Make sure from the beginning that your dog does not get out until you allow him to. It can be very dangerous for him to jump out of the car.
If you follow all of these steps and take enough time, you and your dog both should be able to enjoy the journey.
Help, My dog Is Having Trouble On the Trip
For some dogs, a long journey by car is stressful because they had negative experiences.
The stress can be that your dog howls or barks because he is extremely antsy and panting heavily or even vomits. If your dog suffers from restlessness during driving and manifests one or more of the symptoms mentioned, then you should take a step back with the training or start all over again. Sometimes it may even be necessary to just bring him near the car and do pleasant things there.
If your dog vomits while driving
If your dog gets sick while driving, there can be two reasons:
- either he gets upset so much that he vomits
- or he may suffer from travel sickness
The reasons for this are the same as for humans: your dog is sensitive to the movements and cannot process them. Symptoms range from profuse salivation to vomiting.
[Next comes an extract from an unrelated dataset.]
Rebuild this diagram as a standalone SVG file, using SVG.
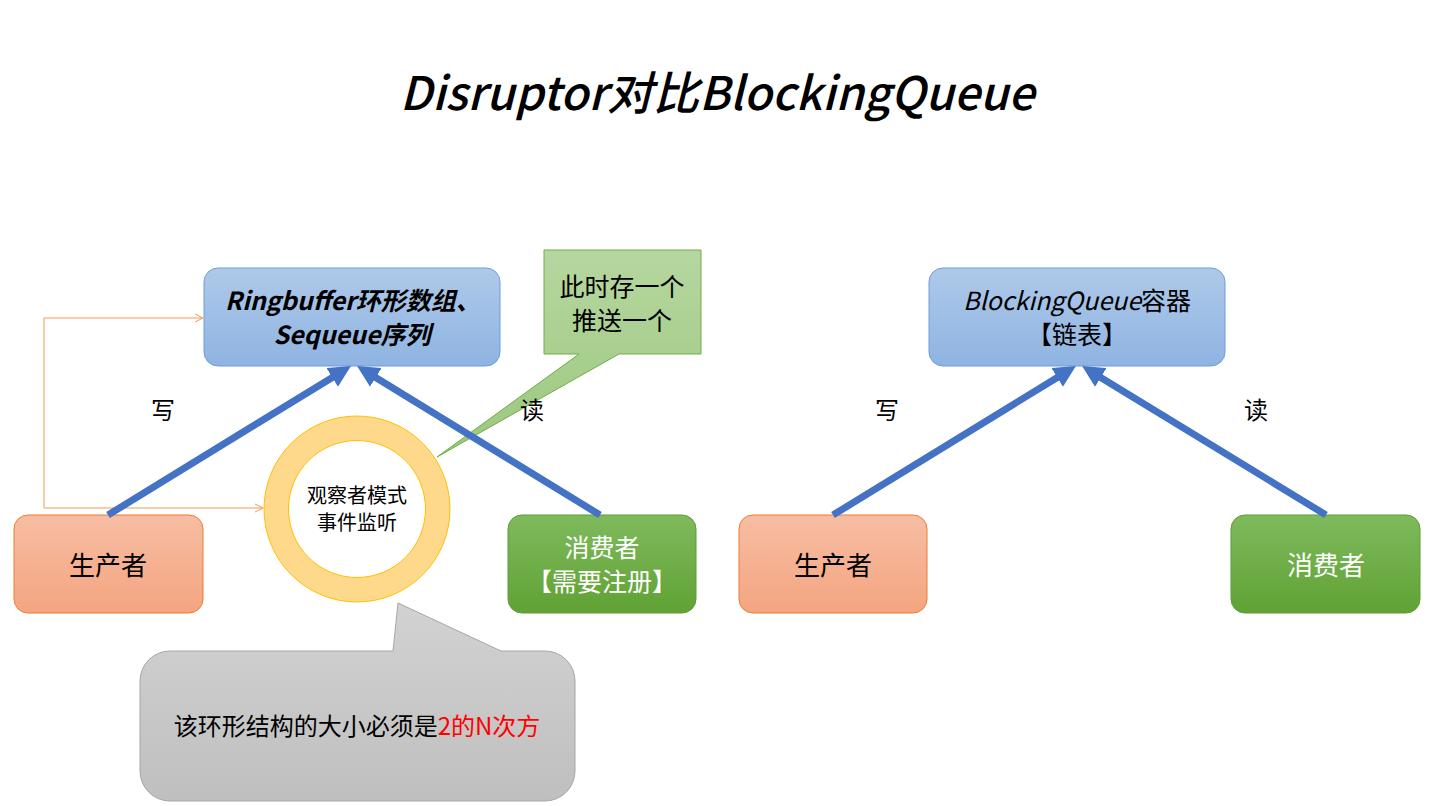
<svg xmlns="http://www.w3.org/2000/svg" width="1436" height="806" viewBox="0 0 1436 806">
<defs>
<linearGradient id="gBlue" x1="0" y1="0" x2="0" y2="1"><stop offset="0" stop-color="#aec9e9"/><stop offset="1" stop-color="#8fb4e2"/></linearGradient>
<linearGradient id="gOrange" x1="0" y1="0" x2="0" y2="1"><stop offset="0" stop-color="#f7bda3"/><stop offset="1" stop-color="#f4a580"/></linearGradient>
<linearGradient id="gGreen" x1="0" y1="0" x2="0" y2="1"><stop offset="0" stop-color="#7fba5d"/><stop offset="1" stop-color="#60a234"/></linearGradient>
<linearGradient id="gCall" x1="0" y1="0" x2="0" y2="1"><stop offset="0" stop-color="#b6d7a0"/><stop offset="1" stop-color="#9cc77f"/></linearGradient>
<linearGradient id="gGray" x1="0" y1="0" x2="0" y2="1"><stop offset="0" stop-color="#d2d2d2"/><stop offset="1" stop-color="#bfbfbf"/></linearGradient>
<marker id="bigArrow" viewBox="0 0 22 22" refX="4" refY="11" markerWidth="22" markerHeight="22" markerUnits="userSpaceOnUse" orient="auto">
<path d="M0,0 L22,11 L0,22 z" fill="#4472c4"/>
</marker>
<marker id="openArrow" viewBox="0 0 10 10" refX="9" refY="5" markerWidth="10" markerHeight="10" markerUnits="userSpaceOnUse" orient="auto-start-reverse">
<path d="M1,1 L9,5 L1,9" fill="none" stroke="#f19a52" stroke-width="1"/>
</marker>
</defs>
<style>
text{font-family:"Noto Sans CJK SC","Noto Sans",sans-serif;text-anchor:middle;fill:#000}
.title{font-size:46px;font-style:italic;font-weight:500}
.box{font-size:26px}
.two{font-size:25px}
.bi{font-weight:bold;font-style:italic}
.it{font-style:italic}
.w{fill:#fff}
.lbl{font-size:24px}
.blue{fill:url(#gBlue);stroke:#6d9edb;stroke-width:1}
.prod{fill:url(#gOrange);stroke:#ed7d31;stroke-width:1}
.cons{fill:url(#gGreen);stroke:#5f9c36;stroke-width:1}
.big{stroke:#4472c4;stroke-width:7;fill:none;marker-end:url(#bigArrow)}
.thin{stroke:#f19a52;stroke-width:1;fill:none;marker-start:url(#openArrow);marker-end:url(#openArrow)}
</style>
<rect width="1436" height="806" fill="#fff"/>
<text class="title" x="717" y="110">Disruptor对比BlockingQueue</text>

<g id="callout-green">
<path d="M544,250 H701 V354 H619 L437,457 L579,354 H544 Z" fill="url(#gCall)" stroke="#70ad47" stroke-width="1"/>
<text class="two" x="622" y="296">此时存一个</text>
<text class="two" x="622" y="330">推送一个</text>
</g>

<g id="ringbuffer">
<rect class="blue" x="204" y="268" width="296" height="98" rx="14"/>
<text class="two bi" x="353" y="310">Ringbuffer环形数组、</text>
<text class="two bi" x="352" y="344">Sequeue序列</text>
</g>

<g id="observer">
<path d="M264,509 a93,93 0 1,0 186,0 a93,93 0 1,0 -186,0 Z M288.5,509 a68.5,68.5 0 1,0 137,0 a68.5,68.5 0 1,0 -137,0 Z" fill="#ffd98b" fill-rule="evenodd" stroke="#ffc000" stroke-width="1"/>
<text x="357" y="503" font-size="20">观察者模式</text>
<text x="357" y="530" font-size="20">事件监听</text>
</g>

<g id="producer-left">
<rect class="prod" x="14" y="515" width="189" height="98" rx="14"/>
<text class="box" x="108" y="575">生产者</text>
</g>

<g id="consumer-left">
<rect class="cons" x="508" y="515" width="188" height="98" rx="14"/>
<text class="two w" x="602" y="557">消费者</text>
<text class="two w" x="602" y="591">【需要注册】</text>
</g>

<g id="blockingqueue">
<rect class="blue" x="929" y="268" width="296" height="98" rx="14"/>
<text class="two" x="1077" y="310"><tspan class="it">BlockingQueue</tspan>容器</text>
<text class="two" x="1077" y="344">【链表】</text>
</g>

<g id="producer-right">
<rect class="prod" x="739" y="515" width="188" height="98" rx="14"/>
<text class="box" x="833" y="575">生产者</text>
</g>

<g id="consumer-right">
<rect class="cons" x="1231" y="515" width="189" height="98" rx="14"/>
<text class="box w" x="1326" y="575">消费者</text>
</g>

<g id="callout-gray">
<path d="M170,651 H393 L398,603 L501,651 H545 A30,30 0 0 1 575,681 V771 A30,30 0 0 1 545,801 H170 A30,30 0 0 1 140,771 V681 A30,30 0 0 1 170,651 Z" fill="url(#gGray)" stroke="#a6a6a6" stroke-width="1"/>
<text x="357" y="735" font-size="24">该环形结构的大小必须是<tspan fill="#ff0000">2的N次方</tspan></text>
</g>

<g id="connectors">
<path class="thin" d="M203,318 H44 V508 H263"/>
<line class="big" x1="108" y1="515" x2="335.6" y2="375.4"/>
<line class="big" x1="600" y1="515" x2="372.4" y2="375.4"/>
<line class="big" x1="833" y1="515" x2="1060.6" y2="375.4"/>
<line class="big" x1="1326" y1="515" x2="1097.4" y2="375.4"/>
<text class="lbl" x="163" y="419">写</text>
<text class="lbl" x="532" y="419">读</text>
<text class="lbl" x="887" y="419">写</text>
<text class="lbl" x="1256" y="419">读</text>
</g>
</svg>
To find a solution to this, you need to find out the reasons. The fast-moving pictures are difficult for him to process, so he shouldn’t be able to look out the window. If he gets sick while driving, you should avoid feeding him before the drive, or just feed him a small meal.
Sometimes it also helps to change your dog’s position. As with humans, there are dogs who get sick if they cannot look ahead. My dog Milla sits buckled in the back seat. If she can look outside, everything is ok, if her view is blocked by a high car seat cover, she has to vomit.
If that doesn’t help either and if you don’t make any progress despite regular training, then you should seek advice from an animal health practitioner or veterinarian. There are both herbal remedies and medication from the veterinarian against travel sickness in dogs.
Driving With Your Dog
You can see that driving a car with your dog is a complex issue. In addition to gradually getting used to the strange vehicle, your dog must also be adequately secured – for your and his own protection. If you don’t know your dog passenger very well, choosing the right place in the car is not that easy.
But if you take enough time to teach your dog to ride along and find the right spot, it will pay off in the long run. Because this not only makes it easier for you to get through everyday life together, but you and your dog can also go on many beautiful excursions together.